▶ [OBJECTIVE]: Each line of the material must be returned exactly.

▶ [DATA LINES]:
.....
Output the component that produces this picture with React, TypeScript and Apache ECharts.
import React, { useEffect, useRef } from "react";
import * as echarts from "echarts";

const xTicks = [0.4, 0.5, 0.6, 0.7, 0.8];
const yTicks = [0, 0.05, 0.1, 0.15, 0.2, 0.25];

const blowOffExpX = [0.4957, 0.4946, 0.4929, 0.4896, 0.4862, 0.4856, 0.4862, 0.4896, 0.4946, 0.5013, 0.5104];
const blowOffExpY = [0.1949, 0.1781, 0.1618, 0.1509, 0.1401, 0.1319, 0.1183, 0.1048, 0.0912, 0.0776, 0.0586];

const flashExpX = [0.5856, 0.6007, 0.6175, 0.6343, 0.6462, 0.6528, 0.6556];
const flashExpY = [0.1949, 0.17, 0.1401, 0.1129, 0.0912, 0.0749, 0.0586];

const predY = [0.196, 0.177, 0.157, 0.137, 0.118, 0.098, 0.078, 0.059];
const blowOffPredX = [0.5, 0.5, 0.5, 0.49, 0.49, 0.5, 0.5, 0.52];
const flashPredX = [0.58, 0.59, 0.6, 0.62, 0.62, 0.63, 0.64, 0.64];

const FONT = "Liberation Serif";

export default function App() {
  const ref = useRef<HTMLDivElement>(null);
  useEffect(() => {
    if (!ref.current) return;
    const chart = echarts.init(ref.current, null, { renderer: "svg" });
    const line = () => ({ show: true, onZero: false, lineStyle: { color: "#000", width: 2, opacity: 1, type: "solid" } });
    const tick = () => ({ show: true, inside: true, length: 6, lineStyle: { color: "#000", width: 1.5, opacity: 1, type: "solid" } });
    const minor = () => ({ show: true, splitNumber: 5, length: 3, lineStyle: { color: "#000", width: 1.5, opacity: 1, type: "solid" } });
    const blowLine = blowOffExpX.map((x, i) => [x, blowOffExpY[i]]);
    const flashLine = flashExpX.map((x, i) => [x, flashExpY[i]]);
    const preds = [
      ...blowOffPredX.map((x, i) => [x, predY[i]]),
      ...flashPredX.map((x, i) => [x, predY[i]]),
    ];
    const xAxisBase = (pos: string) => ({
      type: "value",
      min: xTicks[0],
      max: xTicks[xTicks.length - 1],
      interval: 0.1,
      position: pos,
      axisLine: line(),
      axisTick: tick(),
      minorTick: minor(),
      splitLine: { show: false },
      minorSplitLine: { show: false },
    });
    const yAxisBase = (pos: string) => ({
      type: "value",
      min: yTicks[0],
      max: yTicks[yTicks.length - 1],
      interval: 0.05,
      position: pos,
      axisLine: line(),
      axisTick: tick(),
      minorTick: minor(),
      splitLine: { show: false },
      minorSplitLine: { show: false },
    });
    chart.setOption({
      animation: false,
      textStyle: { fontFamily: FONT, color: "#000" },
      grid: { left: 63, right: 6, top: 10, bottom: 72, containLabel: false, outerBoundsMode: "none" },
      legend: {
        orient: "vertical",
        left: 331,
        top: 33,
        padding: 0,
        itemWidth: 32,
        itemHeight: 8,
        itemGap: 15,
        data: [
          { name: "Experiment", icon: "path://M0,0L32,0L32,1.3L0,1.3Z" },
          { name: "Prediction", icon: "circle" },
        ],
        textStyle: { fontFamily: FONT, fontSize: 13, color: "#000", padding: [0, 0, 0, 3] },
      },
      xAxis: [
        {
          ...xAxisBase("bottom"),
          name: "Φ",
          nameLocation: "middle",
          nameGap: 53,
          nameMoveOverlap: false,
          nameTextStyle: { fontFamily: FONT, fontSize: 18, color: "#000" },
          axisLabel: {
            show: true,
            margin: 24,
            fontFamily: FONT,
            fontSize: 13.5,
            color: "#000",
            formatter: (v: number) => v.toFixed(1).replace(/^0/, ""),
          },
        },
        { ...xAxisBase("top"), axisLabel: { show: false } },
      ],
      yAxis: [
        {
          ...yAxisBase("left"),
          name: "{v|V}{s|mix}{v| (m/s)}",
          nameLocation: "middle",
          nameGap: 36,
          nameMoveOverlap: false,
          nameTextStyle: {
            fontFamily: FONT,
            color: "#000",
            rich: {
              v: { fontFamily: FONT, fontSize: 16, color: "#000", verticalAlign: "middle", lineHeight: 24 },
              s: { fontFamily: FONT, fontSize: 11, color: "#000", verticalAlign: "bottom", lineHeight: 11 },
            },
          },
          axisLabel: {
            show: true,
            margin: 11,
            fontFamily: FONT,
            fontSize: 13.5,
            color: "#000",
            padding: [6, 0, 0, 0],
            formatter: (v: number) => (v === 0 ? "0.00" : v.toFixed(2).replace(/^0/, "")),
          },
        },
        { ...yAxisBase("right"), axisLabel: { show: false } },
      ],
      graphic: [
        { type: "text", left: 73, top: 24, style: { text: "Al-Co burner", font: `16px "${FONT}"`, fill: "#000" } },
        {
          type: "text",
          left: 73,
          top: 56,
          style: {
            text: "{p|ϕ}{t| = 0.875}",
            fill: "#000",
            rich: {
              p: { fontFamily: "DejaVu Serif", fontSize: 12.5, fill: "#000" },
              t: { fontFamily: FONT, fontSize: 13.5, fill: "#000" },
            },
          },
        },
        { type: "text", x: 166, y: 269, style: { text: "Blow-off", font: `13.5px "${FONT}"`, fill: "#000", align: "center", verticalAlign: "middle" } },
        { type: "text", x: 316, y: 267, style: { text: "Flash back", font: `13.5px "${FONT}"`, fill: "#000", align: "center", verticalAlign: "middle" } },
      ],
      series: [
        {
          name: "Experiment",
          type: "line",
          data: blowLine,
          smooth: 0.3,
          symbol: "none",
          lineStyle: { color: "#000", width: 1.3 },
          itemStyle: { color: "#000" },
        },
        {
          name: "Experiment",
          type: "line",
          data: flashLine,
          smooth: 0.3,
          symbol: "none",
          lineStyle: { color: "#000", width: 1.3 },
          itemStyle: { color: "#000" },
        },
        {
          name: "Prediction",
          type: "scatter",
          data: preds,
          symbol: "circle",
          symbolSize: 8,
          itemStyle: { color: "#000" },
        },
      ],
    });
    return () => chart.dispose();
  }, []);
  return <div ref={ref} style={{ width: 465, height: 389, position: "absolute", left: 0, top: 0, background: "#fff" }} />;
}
.....
▶ [RESULT BELOW]:
Output the component that produces this picture with React, TypeScript and Apache ECharts.
import React, { useEffect, useRef } from "react";
import * as echarts from "echarts";

const xTicks = [0.4, 0.5, 0.6, 0.7, 0.8];
const yTicks = [0, 0.05, 0.1, 0.15, 0.2, 0.25];

const blowOffExpX = [0.4957, 0.4946, 0.4929, 0.4896, 0.4862, 0.4856, 0.4862, 0.4896, 0.4946, 0.5013, 0.5104];
const blowOffExpY = [0.1949, 0.1781, 0.1618, 0.1509, 0.1401, 0.1319, 0.1183, 0.1048, 0.0912, 0.0776, 0.0586];

const flashExpX = [0.5856, 0.6007, 0.6175, 0.6343, 0.6462, 0.6528, 0.6556];
const flashExpY = [0.1949, 0.17, 0.1401, 0.1129, 0.0912, 0.0749, 0.0586];

const predY = [0.196, 0.177, 0.157, 0.137, 0.118, 0.098, 0.078, 0.059];
const blowOffPredX = [0.5, 0.5, 0.5, 0.49, 0.49, 0.5, 0.5, 0.52];
const flashPredX = [0.58, 0.59, 0.6, 0.62, 0.62, 0.63, 0.64, 0.64];

const FONT = "Liberation Serif";

export default function App() {
  const ref = useRef<HTMLDivElement>(null);
  useEffect(() => {
    if (!ref.current) return;
    const chart = echarts.init(ref.current, null, { renderer: "svg" });
    const line = () => ({ show: true, onZero: false, lineStyle: { color: "#000", width: 2, opacity: 1, type: "solid" } });
    const tick = () => ({ show: true, inside: true, length: 6, lineStyle: { color: "#000", width: 1.5, opacity: 1, type: "solid" } });
    const minor = () => ({ show: true, splitNumber: 5, length: 3, lineStyle: { color: "#000", width: 1.5, opacity: 1, type: "solid" } });
    const blowLine = blowOffExpX.map((x, i) => [x, blowOffExpY[i]]);
    const flashLine = flashExpX.map((x, i) => [x, flashExpY[i]]);
    const preds = [
      ...blowOffPredX.map((x, i) => [x, predY[i]]),
      ...flashPredX.map((x, i) => [x, predY[i]]),
    ];
    const xAxisBase = (pos: string) => ({
      type: "value",
      min: xTicks[0],
      max: xTicks[xTicks.length - 1],
      interval: 0.1,
      position: pos,
      axisLine: line(),
      axisTick: tick(),
      minorTick: minor(),
      splitLine: { show: false },
      minorSplitLine: { show: false },
    });
    const yAxisBase = (pos: string) => ({
      type: "value",
      min: yTicks[0],
      max: yTicks[yTicks.length - 1],
      interval: 0.05,
      position: pos,
      axisLine: line(),
      axisTick: tick(),
      minorTick: minor(),
      splitLine: { show: false },
      minorSplitLine: { show: false },
    });
    chart.setOption({
      animation: false,
      textStyle: { fontFamily: FONT, color: "#000" },
      grid: { left: 63, right: 6, top: 10, bottom: 72, containLabel: false, outerBoundsMode: "none" },
      legend: {
        orient: "vertical",
        left: 331,
        top: 33,
        padding: 0,
        itemWidth: 32,
        itemHeight: 8,
        itemGap: 15,
        data: [
          { name: "Experiment", icon: "path://M0,0L32,0L32,1.3L0,1.3Z" },
          { name: "Prediction", icon: "circle" },
        ],
        textStyle: { fontFamily: FONT, fontSize: 13, color: "#000", padding: [0, 0, 0, 3] },
      },
      xAxis: [
        {
          ...xAxisBase("bottom"),
          name: "Φ",
          nameLocation: "middle",
          nameGap: 53,
          nameMoveOverlap: false,
          nameTextStyle: { fontFamily: FONT, fontSize: 18, color: "#000" },
          axisLabel: {
            show: true,
            margin: 24,
            fontFamily: FONT,
            fontSize: 13.5,
            color: "#000",
            formatter: (v: number) => v.toFixed(1).replace(/^0/, ""),
          },
        },
        { ...xAxisBase("top"), axisLabel: { show: false } },
      ],
      yAxis: [
        {
          ...yAxisBase("left"),
          name: "{v|V}{s|mix}{v| (m/s)}",
          nameLocation: "middle",
          nameGap: 36,
          nameMoveOverlap: false,
          nameTextStyle: {
            fontFamily: FONT,
            color: "#000",
            rich: {
              v: { fontFamily: FONT, fontSize: 16, color: "#000", verticalAlign: "middle", lineHeight: 24 },
              s: { fontFamily: FONT, fontSize: 11, color: "#000", verticalAlign: "bottom", lineHeight: 11 },
            },
          },
          axisLabel: {
            show: true,
            margin: 11,
            fontFamily: FONT,
            fontSize: 13.5,
            color: "#000",
            padding: [6, 0, 0, 0],
            formatter: (v: number) => (v === 0 ? "0.00" : v.toFixed(2).replace(/^0/, "")),
          },
        },
        { ...yAxisBase("right"), axisLabel: { show: false } },
      ],
      graphic: [
        { type: "text", left: 73, top: 24, style: { text: "Al-Co burner", font: `16px "${FONT}"`, fill: "#000" } },
        {
          type: "text",
          left: 73,
          top: 56,
          style: {
            text: "{p|ϕ}{t| = 0.875}",
            fill: "#000",
            rich: {
              p: { fontFamily: "DejaVu Serif", fontSize: 12.5, fill: "#000" },
              t: { fontFamily: FONT, fontSize: 13.5, fill: "#000" },
            },
          },
        },
        { type: "text", x: 166, y: 269, style: { text: "Blow-off", font: `13.5px "${FONT}"`, fill: "#000", align: "center", verticalAlign: "middle" } },
        { type: "text", x: 316, y: 267, style: { text: "Flash back", font: `13.5px "${FONT}"`, fill: "#000", align: "center", verticalAlign: "middle" } },
      ],
      series: [
        {
          name: "Experiment",
          type: "line",
          data: blowLine,
          smooth: 0.3,
          symbol: "none",
          lineStyle: { color: "#000", width: 1.3 },
          itemStyle: { color: "#000" },
        },
        {
          name: "Experiment",
          type: "line",
          data: flashLine,
          smooth: 0.3,
          symbol: "none",
          lineStyle: { color: "#000", width: 1.3 },
          itemStyle: { color: "#000" },
        },
        {
          name: "Prediction",
          type: "scatter",
          data: preds,
          symbol: "circle",
          symbolSize: 8,
          itemStyle: { color: "#000" },
        },
      ],
    });
    return () => chart.dispose();
  }, []);
  return <div ref={ref} style={{ width: 465, height: 389, position: "absolute", left: 0, top: 0, background: "#fff" }} />;
}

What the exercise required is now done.